Já o cientista e professor do Instituto de Estudos Avançados da USP Carlos Nobre considera que o país não pode "arredar pé" de seus compromissos, sob pena de perder sua credibilidade internacional. No Brasil, reduzir a emissão de poluentes significa combater o desmatamento - que, no entanto, aumentou 14% entre 2017 e 2018.

- Houve uma enorme queda na fiscalização, o que deu a impressão de impunidade para o setor mais conservador do agronegócio, o maior responsável pelo desmatamento - diz Nobre, que é professor do Instituto de Estudos Avançados da USP. - O Brasil precisa participar do esforço para evitar que a temperatura global aumente mais de 1,5 grau Celsius, o que, permanecendo no ritmo atual de emissões, pode acontecer em 2031.

Questionado se os acontecimentos recentes afetam o desempenho da delegação brasileira, o Itamaraty não respondeu.

MAIS RISCOS
A COP24 se inicia em meio a um quadro de fortalecimento político dos chamados "negacionistas", que refutam o aquecimento global. Seu principal expoente hoje é Trump. O governo polonês, que está sediando o evento este ano, faz coro à crença da Casa Branca: diminuiu os investimentos em energias renováveis e aumentou em combustíveis fósseis.

O Acordo de Paris é um conjunto de metas estabelecidas individualmente pelos próprios países participantes. Cada nação signatária anuncia o que está disposta a fazer para diminuir as emissões de gases poluentes. O objetivo é que as metas, somadas, reduzam a velocidade do aquecimento do planeta. Em 2020, as propostas devem sair do papel, de acordo com os compromissos firmados pelas partes.
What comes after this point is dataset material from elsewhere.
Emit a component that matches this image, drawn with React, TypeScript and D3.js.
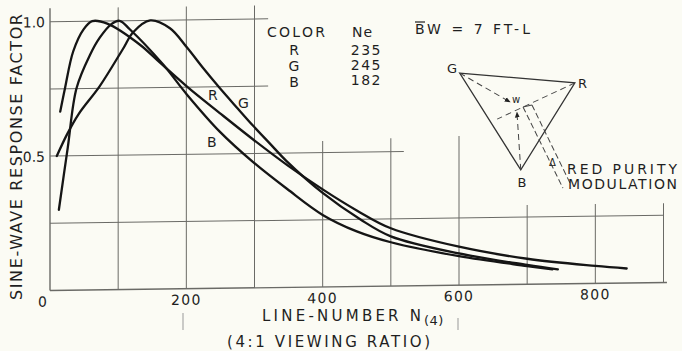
import { useEffect, useRef } from "react";
import * as d3 from "d3";

// sine-wave response vs line number: [line number, response]
const redCurve: [number, number][] = [
  [15, 0.665], [22, 0.752], [34, 0.888], [49, 0.969], [62, 1.0], [84, 0.99],
  [132, 0.91], [161, 0.843], [201, 0.752], [249, 0.652], [298, 0.552], [348, 0.455],
  [400, 0.363], [450, 0.283], [500, 0.215], [600, 0.143], [700, 0.095], [800, 0.065], [846, 0.054],
];
const greenCurve: [number, number][] = [
  [10, 0.5], [25, 0.58], [42, 0.655], [73, 0.758], [107, 0.895], [122, 0.957], [147, 1.0],
  [176, 0.97], [201, 0.897], [224, 0.822], [249, 0.745], [274, 0.672], [298, 0.603],
  [323, 0.535], [347, 0.47], [400, 0.35], [455, 0.25], [500, 0.185], [600, 0.118],
  [700, 0.072], [745, 0.054],
];
const blueCurve: [number, number][] = [
  [13, 0.3], [26, 0.53], [39, 0.752], [59, 0.876], [73, 0.938], [90, 0.988], [102, 1.0],
  [117, 0.968], [166, 0.835], [201, 0.722], [249, 0.583], [298, 0.468], [348, 0.366],
  [400, 0.268], [450, 0.205], [500, 0.163], [600, 0.108], [700, 0.068], [737, 0.054],
];

const xTicks = [0, 200, 400, 600, 800];
const yTicks = [1.0, 0.5];

const legendColors = ["R", "G", "B"];
const legendNe = ["235", "245", "182"];

// the grid is only partly drawn: [position, how far the line goes]
const vGrid: [number, number][] = [
  [0, 1.05], [100, 1.05], [200, 1.05], [300, 1.05], [400, 0.543],
  [500, 0.55], [600, 0.555], [700, 0.295], [800, 0.295], [900, 0.295],
];
const hGrid: [number, number][] = [[1, 320], [0.75, 320], [0.5, 519], [0.25, 900], [0, 905]];

// colour triangle inset, in chart units
const triangle: [number, number][] = [[601, 0.789], [770, 0.747], [690.6, 0.426]];
const toWhite: [number, number][][] = [
  [[601, 0.789], [675, 0.679]],
  [[690.6, 0.426], [685, 0.641]],
];
const fromRed: [number, number][] = [[770, 0.747], [656, 0.616]];
const purity: [number, number][][] = [
  [[693.9, 0.66], [752.5, 0.356]],
  [[707, 0.667], [762.8, 0.375]],
];

const Chart = () => {
  const svgRef = useRef<SVGSVGElement>(null);

  useEffect(() => {
    const svg = d3.select(svgRef.current).attr("width", 682).attr("height", 351);
    svg.selectAll("*").remove();

    const ink = "#1f1f1f";
    const font = "'DejaVu Sans', sans-serif";

    svg.append("rect").attr("width", 682).attr("height", 351).attr("fill", "#fbfbf4");

    const x = d3.scaleLinear().domain([0, 900]).range([50, 663.5]);
    const y = d3.scaleLinear().domain([0, 1]).range([290.5, 21.7]);

    // the scan is slightly sheared, the right side sits higher
    const g = svg
      .append("g")
      .attr("transform", `translate(0,${0.013 * 50}) skewY(${(-Math.atan(0.013) * 180) / Math.PI})`);

    vGrid.forEach(([n, top]) => {
      g.append("line")
        .attr("x1", x(n)).attr("x2", x(n))
        .attr("y1", y(0)).attr("y2", y(top))
        .attr("stroke", "#6a6a66")
        .attr("stroke-width", n === 0 ? 1.4 : 1);
    });
    hGrid.forEach(([r, right]) => {
      g.append("line")
        .attr("x1", x(0)).attr("x2", x(right))
        .attr("y1", y(r)).attr("y2", y(r))
        .attr("stroke", "#6a6a66")
        .attr("stroke-width", r === 0 ? 1.4 : 1);
    });

    const line = d3
      .line<[number, number]>()
      .x((d) => x(d[0]))
      .y((d) => y(d[1]))
      .curve(d3.curveCatmullRom.alpha(0.5));

    [redCurve, greenCurve, blueCurve].forEach((c) => {
      g.append("path")
        .attr("d", line(c))
        .attr("fill", "none")
        .attr("stroke", "#151515")
        .attr("stroke-width", 2.3)
        .attr("stroke-linecap", "round");
    });

    // tick labels
    g.selectAll(".xt")
      .data(xTicks)
      .enter()
      .append("text")
      .attr("x", (d) => (d === 0 ? x(d) - 7 : x(d)))
      .attr("y", y(0) + 16)
      .attr("text-anchor", "middle")
      .attr("font-family", font)
      .attr("font-size", 14)
      .attr("letter-spacing", 1.3)
      .attr("fill", ink)
      .text((d) => d);
    g.selectAll(".yt")
      .data(yTicks)
      .enter()
      .append("text")
      .attr("x", x(0) - 5)
      .attr("y", (d) => y(d) + 5.5)
      .attr("text-anchor", "end")
      .attr("font-family", font)
      .attr("font-size", 14)
      .attr("fill", ink)
      .text((d) => d.toFixed(1));

    // triangle inset
    const seg = d3.line<[number, number]>().x((d) => x(d[0])).y((d) => y(d[1]));
    g.append("path")
      .attr("d", seg(triangle) + "Z")
      .attr("fill", "none")
      .attr("stroke", "#333")
      .attr("stroke-width", 1.3);

    svg.append("defs")
      .append("marker")
      .attr("id", "arr")
      .attr("viewBox", "0 0 10 10")
      .attr("refX", 9).attr("refY", 5)
      .attr("markerWidth", 6).attr("markerHeight", 6)
      .attr("orient", "auto")
      .append("path")
      .attr("d", "M0,1 L10,5 L0,9 Z")
      .attr("fill", "#222");

    toWhite.forEach((s) => {
      g.append("path")
        .attr("d", seg(s))
        .attr("stroke", "#444")
        .attr("stroke-width", 1)
        .attr("stroke-dasharray", "6,4")
        .attr("marker-end", "url(#arr)");
    });
    g.append("path")
      .attr("d", seg(fromRed))
      .attr("stroke", "#444")
      .attr("stroke-width", 1)
      .attr("stroke-dasharray", "6,4");
    purity.forEach((s) => {
      g.append("path")
        .attr("d", seg(s))
        .attr("stroke", "#444")
        .attr("stroke-width", 1)
        .attr("stroke-dasharray", "6,3");
    });
    g.append("path")
      .attr("d", seg([purity[0][0], purity[1][0]]))
      .attr("stroke", "#444")
      .attr("stroke-width", 1);

    // free text, placed as on the sheet
    const label = (t: string, px: number, py: number, size = 14, anchor = "start", len?: number) => {
      const el = svg
        .append("text")
        .attr("x", px)
        .attr("y", py)
        .attr("text-anchor", anchor)
        .attr("font-family", font)
        .attr("font-size", size)
        .attr("fill", ink)
        .text(t);
      if (len) el.attr("textLength", len).attr("lengthAdjust", "spacing");
      return el;
    };

    svg.append("text")
      .attr("transform", "translate(22,157) rotate(-90)")
      .attr("text-anchor", "middle")
      .attr("font-family", font)
      .attr("font-size", 16)
      .attr("fill", ink)
      .attr("textLength", 286)
      .attr("lengthAdjust", "spacing")
      .text("SINE-WAVE RESPONSE FACTOR");

    label("LINE-NUMBER N", 262, 321, 15, "start", 159);
    label("(4)", 424, 325, 13).attr("letter-spacing", 0.5);
    label("(4:1 VIEWING RATIO)", 227, 347, 15, "start", 203);

    label("COLOR", 267, 37, 14, "start", 58);
    legendColors.forEach((c, i) => label(c, 294, 55 + i * 16, 14, "middle"));
    label("Ne", 352, 37, 14, "start", 20);
    legendNe.forEach((v, i) => label(v, 382, 55 + i * 15, 14, "end").attr("letter-spacing", 1.5));

    label("BW = 7 FT-L", 415, 34, 14, "start", 115);
    svg.append("line")
      .attr("x1", 415).attr("x2", 425).attr("y1", 22).attr("y2", 22)
      .attr("stroke", ink).attr("stroke-width", 1.2);

    label("R", 208, 100);
    label("G", 238, 108);
    label("B", 207, 147);

    label("G", 447, 73, 13);
    label("R", 578, 88, 13);
    label("B", 522, 187, 13, "middle");
    label("w", 512, 103, 10);
    label("Δ", 549, 166, 10);
    label("RED PURITY", 567, 174, 14, "start", 110);
    label("MODULATION", 568, 189, 14, "start", 109);

    // stray pencil ticks on the sheet
    svg.append("line").attr("x1", 183).attr("x2", 183).attr("y1", 313).attr("y2", 330)
      .attr("stroke", "#999").attr("stroke-width", 1);
    svg.append("line").attr("x1", 458).attr("x2", 458).attr("y1", 318).attr("y2", 330)
      .attr("stroke", "#999").attr("stroke-width", 1);
  }, []);

  return <svg ref={svgRef} style={{ position: "absolute", left: 0, top: 0 }}></svg>;
};

export default function App() {
  return <Chart />;
}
O coordenador de Políticas Públicas do Greenpeace Brasil, Márcio Astrini, avalia que a essa altura das negociações, o debate deveria estar mais elaborado.

- De um lado há cada vez mais cientistas dando alertas, além do próprio planeta, com tsunamis e incêndios de proporções inéditas. De outro estão dois dos dez maiores emissores, Brasil e EUA, com governantes (Trump e Bolsonaro) que vão para o caminho contrário. Em vez de um debate fortalecido, teremos mais riscos.

Menos pessimista, a diretora executiva do Instituto Clima e Sociedade, Ana Toni, lembra que o aquecimento global é fato cientificamente comprovado e que sua negação é uma "tática política".

- Mexe-se com interesses profundos, por isso a reação. Minha surpresa é que tenha demorado tanto.

Sem os EUA, a expectativa é a de que a China assuma maior protagonismo nas negociações internacionais, mas o gigante asiático precisa lidar com um paradoxo. É simultaneamente o maior investidor do mundo em energias renováveis e o maior poluidor do planeta.